**SOURCE RECORDS**

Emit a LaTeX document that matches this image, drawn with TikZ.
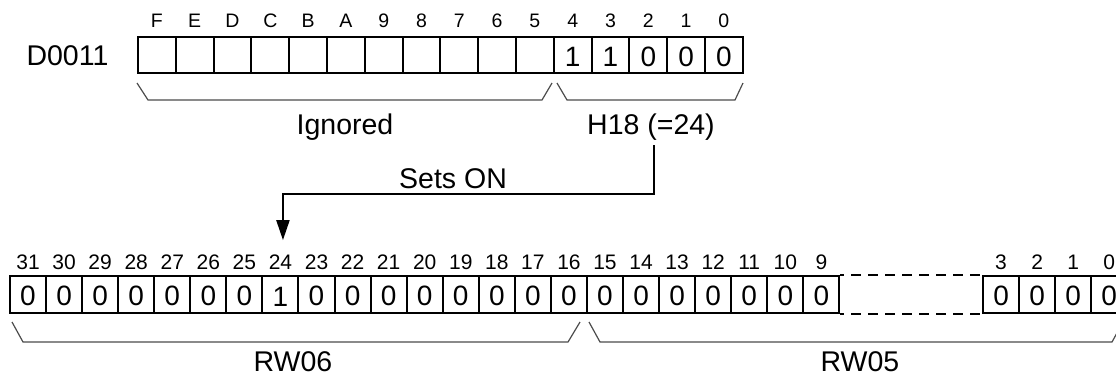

==

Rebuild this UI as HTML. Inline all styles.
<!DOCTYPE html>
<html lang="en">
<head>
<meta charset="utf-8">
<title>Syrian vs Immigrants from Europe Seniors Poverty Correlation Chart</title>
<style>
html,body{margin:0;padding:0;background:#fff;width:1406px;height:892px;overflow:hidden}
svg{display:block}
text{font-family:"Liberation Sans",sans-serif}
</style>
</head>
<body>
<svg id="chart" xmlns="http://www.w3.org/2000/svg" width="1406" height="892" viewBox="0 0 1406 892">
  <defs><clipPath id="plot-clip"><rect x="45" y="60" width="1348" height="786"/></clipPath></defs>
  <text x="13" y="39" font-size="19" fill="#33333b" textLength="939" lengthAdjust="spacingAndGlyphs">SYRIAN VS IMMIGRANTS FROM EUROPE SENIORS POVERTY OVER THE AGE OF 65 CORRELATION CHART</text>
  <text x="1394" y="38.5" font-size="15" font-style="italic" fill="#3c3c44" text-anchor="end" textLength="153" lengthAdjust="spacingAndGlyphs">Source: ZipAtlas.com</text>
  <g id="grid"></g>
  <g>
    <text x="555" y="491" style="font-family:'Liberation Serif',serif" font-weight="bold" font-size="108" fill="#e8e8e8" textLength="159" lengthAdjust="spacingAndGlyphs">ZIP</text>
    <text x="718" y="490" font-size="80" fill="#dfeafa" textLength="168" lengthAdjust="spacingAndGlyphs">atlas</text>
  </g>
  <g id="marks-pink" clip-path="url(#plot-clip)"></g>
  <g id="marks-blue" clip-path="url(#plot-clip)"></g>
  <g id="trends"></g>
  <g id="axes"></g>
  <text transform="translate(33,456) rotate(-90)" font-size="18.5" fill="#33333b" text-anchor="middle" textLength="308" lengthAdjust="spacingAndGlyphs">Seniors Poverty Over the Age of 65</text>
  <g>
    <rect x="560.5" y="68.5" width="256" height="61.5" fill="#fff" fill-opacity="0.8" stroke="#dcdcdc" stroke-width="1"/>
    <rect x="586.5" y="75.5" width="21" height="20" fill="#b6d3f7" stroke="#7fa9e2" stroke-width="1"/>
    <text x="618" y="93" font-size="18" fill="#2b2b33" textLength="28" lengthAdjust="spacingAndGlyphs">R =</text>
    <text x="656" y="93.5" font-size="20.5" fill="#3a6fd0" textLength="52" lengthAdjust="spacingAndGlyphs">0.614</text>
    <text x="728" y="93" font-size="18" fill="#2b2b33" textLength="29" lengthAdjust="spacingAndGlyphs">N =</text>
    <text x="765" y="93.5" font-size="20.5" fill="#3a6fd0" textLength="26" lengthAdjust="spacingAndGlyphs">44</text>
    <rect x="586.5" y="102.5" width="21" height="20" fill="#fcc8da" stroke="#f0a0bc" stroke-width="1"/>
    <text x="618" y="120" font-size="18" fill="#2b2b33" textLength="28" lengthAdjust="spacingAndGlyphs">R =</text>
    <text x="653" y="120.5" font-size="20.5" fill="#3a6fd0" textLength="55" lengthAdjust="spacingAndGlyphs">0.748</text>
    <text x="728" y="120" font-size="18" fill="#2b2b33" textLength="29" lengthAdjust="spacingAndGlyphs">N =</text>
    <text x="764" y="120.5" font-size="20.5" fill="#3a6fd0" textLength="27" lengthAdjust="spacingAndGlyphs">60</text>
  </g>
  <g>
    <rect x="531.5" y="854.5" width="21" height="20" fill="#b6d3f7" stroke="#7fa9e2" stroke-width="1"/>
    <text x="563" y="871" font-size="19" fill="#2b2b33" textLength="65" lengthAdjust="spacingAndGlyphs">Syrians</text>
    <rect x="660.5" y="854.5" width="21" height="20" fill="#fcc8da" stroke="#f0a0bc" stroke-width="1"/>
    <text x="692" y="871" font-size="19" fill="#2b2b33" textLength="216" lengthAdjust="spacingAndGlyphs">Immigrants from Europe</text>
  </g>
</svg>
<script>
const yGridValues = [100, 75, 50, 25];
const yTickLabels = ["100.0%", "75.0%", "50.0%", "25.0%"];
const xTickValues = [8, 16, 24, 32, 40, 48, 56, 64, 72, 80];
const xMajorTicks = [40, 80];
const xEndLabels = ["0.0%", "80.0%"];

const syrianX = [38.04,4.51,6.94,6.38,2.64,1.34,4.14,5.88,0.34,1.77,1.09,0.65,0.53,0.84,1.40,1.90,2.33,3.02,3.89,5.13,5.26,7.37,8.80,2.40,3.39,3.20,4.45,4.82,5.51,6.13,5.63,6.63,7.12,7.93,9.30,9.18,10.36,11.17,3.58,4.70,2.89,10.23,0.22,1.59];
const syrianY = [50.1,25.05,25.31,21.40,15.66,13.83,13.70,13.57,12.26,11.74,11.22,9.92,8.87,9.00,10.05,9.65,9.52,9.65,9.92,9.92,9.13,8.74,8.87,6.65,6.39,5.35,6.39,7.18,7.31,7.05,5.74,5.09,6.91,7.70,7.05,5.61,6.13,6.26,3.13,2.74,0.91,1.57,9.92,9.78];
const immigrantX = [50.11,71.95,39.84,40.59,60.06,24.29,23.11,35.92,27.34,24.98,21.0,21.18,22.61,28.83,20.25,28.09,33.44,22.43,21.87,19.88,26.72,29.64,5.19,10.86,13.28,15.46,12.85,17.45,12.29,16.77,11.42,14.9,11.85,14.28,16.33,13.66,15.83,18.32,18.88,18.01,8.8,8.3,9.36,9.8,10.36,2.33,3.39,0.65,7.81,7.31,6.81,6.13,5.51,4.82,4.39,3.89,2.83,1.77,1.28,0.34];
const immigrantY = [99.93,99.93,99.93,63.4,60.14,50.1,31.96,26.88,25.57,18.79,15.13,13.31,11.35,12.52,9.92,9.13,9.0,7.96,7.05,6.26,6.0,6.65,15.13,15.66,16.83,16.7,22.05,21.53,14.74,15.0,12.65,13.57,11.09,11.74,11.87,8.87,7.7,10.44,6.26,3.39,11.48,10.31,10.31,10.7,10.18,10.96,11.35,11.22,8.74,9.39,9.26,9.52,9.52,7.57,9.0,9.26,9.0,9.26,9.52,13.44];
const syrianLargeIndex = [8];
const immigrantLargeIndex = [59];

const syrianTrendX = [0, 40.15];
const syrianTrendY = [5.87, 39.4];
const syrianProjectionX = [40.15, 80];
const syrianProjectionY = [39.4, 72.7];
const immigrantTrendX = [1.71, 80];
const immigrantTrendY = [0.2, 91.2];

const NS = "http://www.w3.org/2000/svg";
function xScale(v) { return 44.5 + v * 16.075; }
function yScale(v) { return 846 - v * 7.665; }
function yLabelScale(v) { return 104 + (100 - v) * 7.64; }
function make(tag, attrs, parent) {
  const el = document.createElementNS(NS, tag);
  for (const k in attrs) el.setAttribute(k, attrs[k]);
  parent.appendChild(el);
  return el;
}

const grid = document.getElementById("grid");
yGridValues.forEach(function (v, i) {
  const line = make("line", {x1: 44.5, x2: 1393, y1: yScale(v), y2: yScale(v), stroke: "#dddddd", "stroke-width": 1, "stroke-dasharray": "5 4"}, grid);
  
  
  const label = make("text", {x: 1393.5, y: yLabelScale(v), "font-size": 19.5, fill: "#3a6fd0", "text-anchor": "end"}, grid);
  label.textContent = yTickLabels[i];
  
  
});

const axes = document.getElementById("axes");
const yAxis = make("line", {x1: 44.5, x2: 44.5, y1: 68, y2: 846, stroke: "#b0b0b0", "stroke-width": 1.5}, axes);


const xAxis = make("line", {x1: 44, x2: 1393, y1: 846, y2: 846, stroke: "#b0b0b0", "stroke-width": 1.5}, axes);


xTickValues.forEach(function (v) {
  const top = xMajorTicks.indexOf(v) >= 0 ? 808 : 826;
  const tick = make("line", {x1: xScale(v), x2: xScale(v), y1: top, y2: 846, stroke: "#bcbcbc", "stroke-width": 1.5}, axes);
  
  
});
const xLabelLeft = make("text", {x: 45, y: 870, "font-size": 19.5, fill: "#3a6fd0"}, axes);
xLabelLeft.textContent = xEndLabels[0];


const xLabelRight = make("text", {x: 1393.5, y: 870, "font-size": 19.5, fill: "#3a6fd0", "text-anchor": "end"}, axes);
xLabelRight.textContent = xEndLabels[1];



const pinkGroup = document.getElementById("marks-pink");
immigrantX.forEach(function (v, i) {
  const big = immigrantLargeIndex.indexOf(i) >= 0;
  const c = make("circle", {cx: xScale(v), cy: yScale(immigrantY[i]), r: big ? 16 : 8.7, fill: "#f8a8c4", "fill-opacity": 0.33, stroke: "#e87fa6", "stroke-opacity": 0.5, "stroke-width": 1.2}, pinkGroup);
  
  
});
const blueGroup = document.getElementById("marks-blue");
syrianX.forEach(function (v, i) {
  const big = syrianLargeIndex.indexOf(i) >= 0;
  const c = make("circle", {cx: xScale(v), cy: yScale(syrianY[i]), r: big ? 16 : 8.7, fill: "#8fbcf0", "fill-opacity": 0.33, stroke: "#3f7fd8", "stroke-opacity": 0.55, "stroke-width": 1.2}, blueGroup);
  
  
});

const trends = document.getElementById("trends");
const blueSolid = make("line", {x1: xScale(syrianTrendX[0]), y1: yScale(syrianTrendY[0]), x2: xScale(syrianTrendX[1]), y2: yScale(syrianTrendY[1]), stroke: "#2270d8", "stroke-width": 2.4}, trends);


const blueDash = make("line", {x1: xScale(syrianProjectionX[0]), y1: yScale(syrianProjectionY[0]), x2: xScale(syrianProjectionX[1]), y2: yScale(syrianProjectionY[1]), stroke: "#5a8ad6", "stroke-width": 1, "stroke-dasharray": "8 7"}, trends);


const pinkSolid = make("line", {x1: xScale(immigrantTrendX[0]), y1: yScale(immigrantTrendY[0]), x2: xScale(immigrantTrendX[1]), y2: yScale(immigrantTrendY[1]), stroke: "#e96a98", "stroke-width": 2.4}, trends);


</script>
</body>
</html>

**REQUEST**
List all lines in the material containing the string "document".

**SOLVED EXERCISE**
Emit a LaTeX document that matches this image, drawn with TikZ.
  const el = document.createElementNS(NS, tag);
const grid = document.getElementById("grid");
const axes = document.getElementById("axes");
const pinkGroup = document.getElementById("marks-pink");
const blueGroup = document.getElementById("marks-blue");
const trends = document.getElementById("trends");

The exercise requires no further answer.